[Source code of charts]
* start *
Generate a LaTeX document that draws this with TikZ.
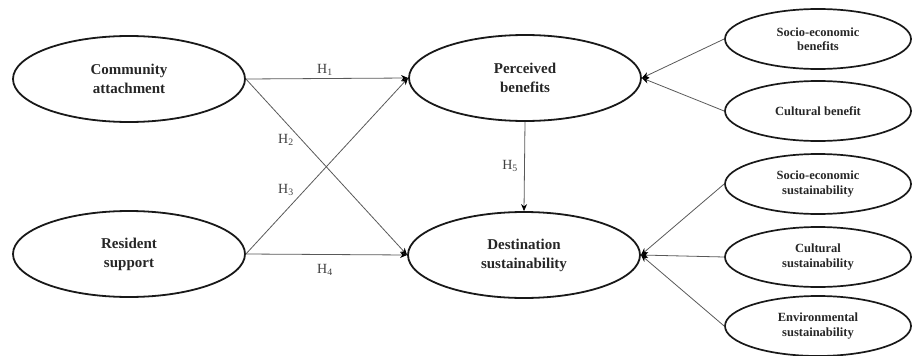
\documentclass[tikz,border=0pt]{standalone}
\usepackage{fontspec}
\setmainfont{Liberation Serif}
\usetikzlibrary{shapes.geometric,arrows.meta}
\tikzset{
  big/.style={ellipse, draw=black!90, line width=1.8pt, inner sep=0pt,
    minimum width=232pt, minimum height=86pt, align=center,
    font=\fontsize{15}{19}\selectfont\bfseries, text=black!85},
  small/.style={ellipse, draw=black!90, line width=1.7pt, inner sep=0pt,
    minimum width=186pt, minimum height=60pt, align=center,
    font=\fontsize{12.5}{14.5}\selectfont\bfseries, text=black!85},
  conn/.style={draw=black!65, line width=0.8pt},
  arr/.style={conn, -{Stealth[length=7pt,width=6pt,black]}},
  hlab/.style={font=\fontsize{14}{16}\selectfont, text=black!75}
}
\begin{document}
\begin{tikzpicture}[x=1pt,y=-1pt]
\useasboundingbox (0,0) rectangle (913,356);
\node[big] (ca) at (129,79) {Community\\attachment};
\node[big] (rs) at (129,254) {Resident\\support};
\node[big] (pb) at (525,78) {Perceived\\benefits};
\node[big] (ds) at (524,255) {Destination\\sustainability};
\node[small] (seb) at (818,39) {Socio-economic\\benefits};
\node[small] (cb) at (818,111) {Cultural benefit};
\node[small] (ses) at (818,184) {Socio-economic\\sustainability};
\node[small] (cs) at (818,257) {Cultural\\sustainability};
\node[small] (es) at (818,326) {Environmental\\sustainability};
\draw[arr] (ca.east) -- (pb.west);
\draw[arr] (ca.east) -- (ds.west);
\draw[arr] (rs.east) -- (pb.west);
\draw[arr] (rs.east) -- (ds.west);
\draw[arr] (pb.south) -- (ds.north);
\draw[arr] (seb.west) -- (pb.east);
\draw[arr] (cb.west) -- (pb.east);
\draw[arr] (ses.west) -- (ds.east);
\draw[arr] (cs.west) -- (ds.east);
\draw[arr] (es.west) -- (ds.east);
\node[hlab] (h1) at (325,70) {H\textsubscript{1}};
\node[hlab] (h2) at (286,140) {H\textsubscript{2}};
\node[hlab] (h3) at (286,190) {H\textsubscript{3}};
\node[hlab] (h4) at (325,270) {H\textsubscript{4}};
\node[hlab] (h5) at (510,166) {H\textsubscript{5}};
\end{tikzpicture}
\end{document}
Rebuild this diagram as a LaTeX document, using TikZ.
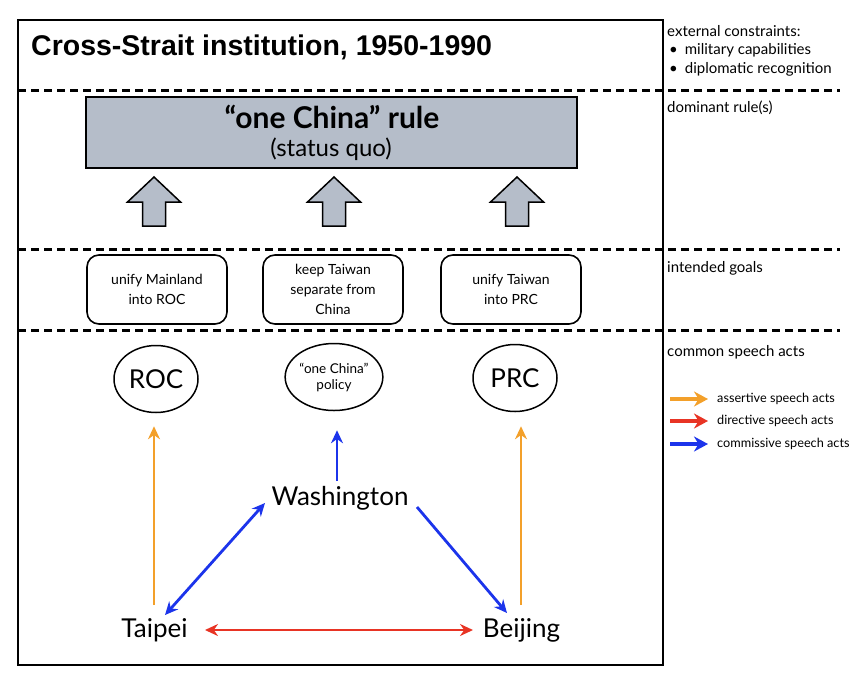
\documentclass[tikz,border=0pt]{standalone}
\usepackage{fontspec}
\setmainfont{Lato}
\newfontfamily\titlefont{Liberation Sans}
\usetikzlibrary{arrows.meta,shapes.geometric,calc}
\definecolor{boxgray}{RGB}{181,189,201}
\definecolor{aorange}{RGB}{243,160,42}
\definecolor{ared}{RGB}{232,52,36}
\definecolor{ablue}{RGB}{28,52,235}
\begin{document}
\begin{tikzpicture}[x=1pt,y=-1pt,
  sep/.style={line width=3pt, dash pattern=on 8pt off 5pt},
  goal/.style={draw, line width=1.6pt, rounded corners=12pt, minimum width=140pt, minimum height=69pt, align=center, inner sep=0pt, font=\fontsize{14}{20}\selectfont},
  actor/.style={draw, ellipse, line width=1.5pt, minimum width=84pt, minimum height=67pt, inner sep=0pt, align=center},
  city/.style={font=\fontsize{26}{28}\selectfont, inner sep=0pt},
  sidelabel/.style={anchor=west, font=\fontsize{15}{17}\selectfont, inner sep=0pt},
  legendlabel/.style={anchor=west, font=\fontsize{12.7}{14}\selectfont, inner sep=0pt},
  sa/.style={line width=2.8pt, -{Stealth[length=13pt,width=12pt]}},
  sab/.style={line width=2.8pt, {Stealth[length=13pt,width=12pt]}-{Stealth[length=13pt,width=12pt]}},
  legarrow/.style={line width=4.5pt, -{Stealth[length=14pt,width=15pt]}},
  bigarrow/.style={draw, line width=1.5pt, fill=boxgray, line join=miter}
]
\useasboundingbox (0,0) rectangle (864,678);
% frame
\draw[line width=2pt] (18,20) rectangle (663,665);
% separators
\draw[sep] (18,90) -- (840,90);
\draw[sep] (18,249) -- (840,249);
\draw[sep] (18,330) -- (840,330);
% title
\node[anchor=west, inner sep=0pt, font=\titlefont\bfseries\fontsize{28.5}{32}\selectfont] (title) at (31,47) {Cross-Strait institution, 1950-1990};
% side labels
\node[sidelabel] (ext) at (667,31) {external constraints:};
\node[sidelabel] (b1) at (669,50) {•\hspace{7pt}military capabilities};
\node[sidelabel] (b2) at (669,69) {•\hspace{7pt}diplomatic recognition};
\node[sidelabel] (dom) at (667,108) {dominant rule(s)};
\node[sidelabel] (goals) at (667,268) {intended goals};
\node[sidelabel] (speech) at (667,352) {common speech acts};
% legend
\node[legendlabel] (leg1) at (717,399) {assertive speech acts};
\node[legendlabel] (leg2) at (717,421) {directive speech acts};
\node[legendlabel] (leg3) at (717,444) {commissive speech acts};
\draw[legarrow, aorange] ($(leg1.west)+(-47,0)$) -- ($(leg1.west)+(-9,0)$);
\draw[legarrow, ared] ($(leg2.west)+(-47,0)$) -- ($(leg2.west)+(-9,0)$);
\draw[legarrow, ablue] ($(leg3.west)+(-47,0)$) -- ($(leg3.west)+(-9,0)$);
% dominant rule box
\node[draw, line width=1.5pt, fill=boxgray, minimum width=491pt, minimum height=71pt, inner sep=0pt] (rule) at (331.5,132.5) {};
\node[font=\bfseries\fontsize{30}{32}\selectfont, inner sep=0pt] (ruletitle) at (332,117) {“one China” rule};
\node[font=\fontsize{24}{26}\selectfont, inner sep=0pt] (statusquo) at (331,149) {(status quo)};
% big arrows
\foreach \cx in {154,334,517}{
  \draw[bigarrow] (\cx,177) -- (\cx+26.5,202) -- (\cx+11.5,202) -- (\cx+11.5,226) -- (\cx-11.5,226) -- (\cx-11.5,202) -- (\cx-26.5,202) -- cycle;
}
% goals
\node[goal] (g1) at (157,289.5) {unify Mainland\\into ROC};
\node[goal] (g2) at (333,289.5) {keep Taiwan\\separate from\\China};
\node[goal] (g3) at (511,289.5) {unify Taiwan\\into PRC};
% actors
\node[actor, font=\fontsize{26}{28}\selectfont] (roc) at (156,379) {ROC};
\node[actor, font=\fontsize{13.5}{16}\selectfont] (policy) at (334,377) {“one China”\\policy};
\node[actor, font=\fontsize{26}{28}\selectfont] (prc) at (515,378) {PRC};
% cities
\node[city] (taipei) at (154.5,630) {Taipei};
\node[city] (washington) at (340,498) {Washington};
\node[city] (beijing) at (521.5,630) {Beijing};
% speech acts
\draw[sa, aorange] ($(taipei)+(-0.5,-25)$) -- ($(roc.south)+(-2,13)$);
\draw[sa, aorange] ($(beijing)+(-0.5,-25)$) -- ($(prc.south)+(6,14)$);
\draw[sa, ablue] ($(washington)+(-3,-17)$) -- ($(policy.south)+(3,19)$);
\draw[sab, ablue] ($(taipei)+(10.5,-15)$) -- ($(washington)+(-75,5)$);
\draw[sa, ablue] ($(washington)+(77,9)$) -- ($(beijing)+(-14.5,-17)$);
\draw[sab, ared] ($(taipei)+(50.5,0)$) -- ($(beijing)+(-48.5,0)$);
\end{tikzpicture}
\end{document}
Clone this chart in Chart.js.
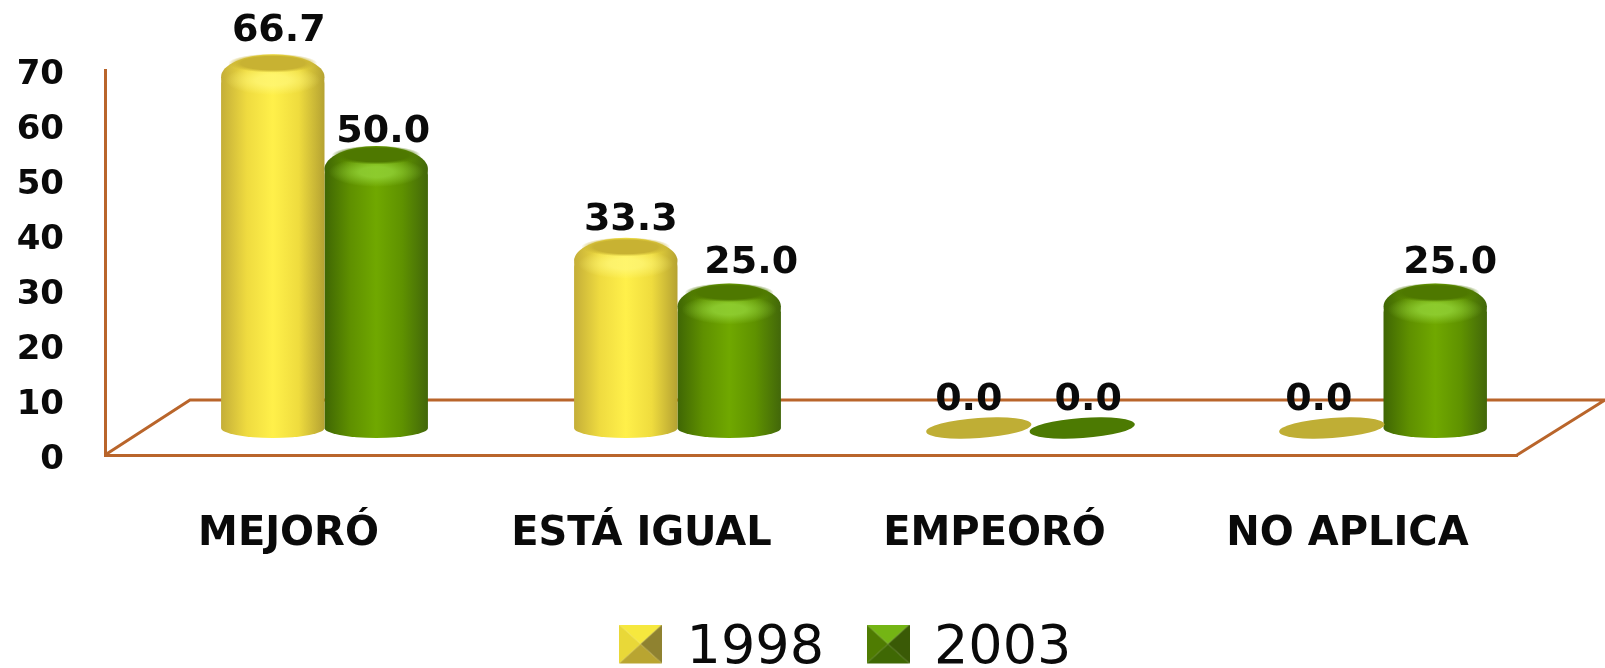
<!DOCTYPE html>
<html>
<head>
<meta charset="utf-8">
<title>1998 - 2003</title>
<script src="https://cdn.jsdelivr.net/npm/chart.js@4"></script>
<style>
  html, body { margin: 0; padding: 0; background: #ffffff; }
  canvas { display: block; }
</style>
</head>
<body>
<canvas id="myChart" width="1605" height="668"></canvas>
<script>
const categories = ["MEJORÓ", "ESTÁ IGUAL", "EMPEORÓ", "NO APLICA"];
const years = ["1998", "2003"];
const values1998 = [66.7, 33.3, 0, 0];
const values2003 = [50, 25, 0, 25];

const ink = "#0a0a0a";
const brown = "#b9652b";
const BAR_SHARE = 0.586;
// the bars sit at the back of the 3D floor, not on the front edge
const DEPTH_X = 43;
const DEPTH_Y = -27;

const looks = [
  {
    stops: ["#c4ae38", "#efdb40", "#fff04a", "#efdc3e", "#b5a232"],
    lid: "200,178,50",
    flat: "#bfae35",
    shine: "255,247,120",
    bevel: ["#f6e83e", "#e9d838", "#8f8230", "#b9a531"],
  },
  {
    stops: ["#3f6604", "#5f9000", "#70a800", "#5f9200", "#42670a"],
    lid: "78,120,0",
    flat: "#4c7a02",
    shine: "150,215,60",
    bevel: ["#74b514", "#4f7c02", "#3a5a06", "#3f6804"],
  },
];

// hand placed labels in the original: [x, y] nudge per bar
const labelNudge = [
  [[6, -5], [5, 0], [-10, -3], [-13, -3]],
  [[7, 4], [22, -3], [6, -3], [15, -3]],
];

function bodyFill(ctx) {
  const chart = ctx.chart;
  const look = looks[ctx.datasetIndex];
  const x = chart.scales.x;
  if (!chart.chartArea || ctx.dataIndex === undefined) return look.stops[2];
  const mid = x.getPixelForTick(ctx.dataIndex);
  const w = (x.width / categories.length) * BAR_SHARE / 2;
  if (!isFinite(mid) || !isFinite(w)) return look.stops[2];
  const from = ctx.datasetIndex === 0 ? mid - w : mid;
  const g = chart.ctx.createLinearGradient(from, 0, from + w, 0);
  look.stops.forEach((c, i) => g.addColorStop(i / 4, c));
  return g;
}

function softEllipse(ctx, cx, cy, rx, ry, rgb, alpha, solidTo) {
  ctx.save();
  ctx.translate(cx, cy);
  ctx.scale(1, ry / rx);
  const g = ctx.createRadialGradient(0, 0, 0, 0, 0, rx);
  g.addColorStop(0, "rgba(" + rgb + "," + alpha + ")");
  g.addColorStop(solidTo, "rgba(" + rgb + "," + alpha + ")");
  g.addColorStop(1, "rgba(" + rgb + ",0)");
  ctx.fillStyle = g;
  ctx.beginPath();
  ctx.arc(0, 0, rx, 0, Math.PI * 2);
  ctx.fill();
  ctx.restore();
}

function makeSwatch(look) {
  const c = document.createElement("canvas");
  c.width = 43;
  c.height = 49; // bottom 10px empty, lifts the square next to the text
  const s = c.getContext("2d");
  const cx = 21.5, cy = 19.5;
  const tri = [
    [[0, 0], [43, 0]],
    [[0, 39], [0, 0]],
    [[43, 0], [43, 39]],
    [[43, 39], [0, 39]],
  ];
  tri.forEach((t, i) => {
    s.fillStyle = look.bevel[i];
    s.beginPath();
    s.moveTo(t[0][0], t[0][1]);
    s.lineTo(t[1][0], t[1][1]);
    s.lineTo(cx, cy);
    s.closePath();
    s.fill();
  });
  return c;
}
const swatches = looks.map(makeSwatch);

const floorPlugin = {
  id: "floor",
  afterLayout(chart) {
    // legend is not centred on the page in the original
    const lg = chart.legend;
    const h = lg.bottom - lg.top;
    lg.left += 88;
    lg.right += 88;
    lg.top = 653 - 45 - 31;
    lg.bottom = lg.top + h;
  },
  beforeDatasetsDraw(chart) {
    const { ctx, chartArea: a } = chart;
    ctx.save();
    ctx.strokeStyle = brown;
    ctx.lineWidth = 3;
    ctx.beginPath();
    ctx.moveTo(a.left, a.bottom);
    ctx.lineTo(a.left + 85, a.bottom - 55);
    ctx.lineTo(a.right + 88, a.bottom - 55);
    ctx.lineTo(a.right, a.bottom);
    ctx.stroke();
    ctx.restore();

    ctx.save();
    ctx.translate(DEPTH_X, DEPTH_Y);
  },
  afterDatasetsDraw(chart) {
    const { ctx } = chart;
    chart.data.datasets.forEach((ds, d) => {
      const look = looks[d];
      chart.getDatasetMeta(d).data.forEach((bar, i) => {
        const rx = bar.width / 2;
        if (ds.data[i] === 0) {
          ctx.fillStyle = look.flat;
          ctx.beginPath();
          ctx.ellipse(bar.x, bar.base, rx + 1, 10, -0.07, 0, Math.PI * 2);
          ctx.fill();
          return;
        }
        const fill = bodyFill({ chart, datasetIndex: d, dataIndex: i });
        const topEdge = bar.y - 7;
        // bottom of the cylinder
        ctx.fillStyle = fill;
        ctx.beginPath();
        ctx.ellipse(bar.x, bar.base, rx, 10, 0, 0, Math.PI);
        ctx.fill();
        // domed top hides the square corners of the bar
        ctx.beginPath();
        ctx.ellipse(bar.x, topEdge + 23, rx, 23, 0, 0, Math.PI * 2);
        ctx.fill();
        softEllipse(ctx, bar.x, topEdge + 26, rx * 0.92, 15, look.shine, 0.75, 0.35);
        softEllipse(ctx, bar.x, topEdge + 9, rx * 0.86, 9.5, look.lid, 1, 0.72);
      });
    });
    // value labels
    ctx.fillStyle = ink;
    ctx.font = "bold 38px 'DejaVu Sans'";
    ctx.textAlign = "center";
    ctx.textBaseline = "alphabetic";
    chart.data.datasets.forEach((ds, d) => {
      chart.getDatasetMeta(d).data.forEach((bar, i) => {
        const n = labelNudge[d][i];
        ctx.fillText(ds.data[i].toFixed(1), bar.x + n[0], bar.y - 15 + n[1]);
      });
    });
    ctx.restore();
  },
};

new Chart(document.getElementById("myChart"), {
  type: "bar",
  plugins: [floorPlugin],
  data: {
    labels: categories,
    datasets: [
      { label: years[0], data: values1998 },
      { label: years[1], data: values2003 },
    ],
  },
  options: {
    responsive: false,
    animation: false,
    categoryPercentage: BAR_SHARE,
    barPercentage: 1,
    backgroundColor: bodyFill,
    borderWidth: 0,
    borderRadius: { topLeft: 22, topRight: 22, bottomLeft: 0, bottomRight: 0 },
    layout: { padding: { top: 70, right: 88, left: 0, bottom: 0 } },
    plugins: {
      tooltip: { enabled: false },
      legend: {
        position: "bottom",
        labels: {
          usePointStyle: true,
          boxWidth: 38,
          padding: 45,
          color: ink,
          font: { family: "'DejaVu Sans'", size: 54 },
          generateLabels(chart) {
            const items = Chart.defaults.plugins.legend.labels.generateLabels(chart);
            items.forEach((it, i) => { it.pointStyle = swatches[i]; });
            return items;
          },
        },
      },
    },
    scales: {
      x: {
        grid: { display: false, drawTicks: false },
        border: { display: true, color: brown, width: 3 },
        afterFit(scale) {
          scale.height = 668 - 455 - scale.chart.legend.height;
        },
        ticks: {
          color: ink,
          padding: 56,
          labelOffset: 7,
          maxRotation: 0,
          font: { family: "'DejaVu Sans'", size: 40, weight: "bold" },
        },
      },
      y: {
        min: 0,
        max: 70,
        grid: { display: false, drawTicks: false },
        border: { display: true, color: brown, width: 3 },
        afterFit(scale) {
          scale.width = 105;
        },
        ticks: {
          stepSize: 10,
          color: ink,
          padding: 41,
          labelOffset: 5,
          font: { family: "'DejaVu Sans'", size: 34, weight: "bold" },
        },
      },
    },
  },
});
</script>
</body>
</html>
* end *
**Written exercise**: Above this task is a listing with pictures in it. Retype only the lines from the one containing "Clone this chart in Chart.js." through the one containing "const DEPTH_Y = -27;", both included, and not the pictures.

**Exercise solution**:
Clone this chart in Chart.js.
<!DOCTYPE html>
<html>
<head>
<meta charset="utf-8">
<title>1998 - 2003</title>
<script src="https://cdn.jsdelivr.net/npm/chart.js@4"></script>
<style>
  html, body { margin: 0; padding: 0; background: #ffffff; }
  canvas { display: block; }
</style>
</head>
<body>
<canvas id="myChart" width="1605" height="668"></canvas>
<script>
const categories = ["MEJORÓ", "ESTÁ IGUAL", "EMPEORÓ", "NO APLICA"];
const years = ["1998", "2003"];
const values1998 = [66.7, 33.3, 0, 0];
const values2003 = [50, 25, 0, 25];

const ink = "#0a0a0a";
const brown = "#b9652b";
const BAR_SHARE = 0.586;
// the bars sit at the back of the 3D floor, not on the front edge
const DEPTH_X = 43;
const DEPTH_Y = -27;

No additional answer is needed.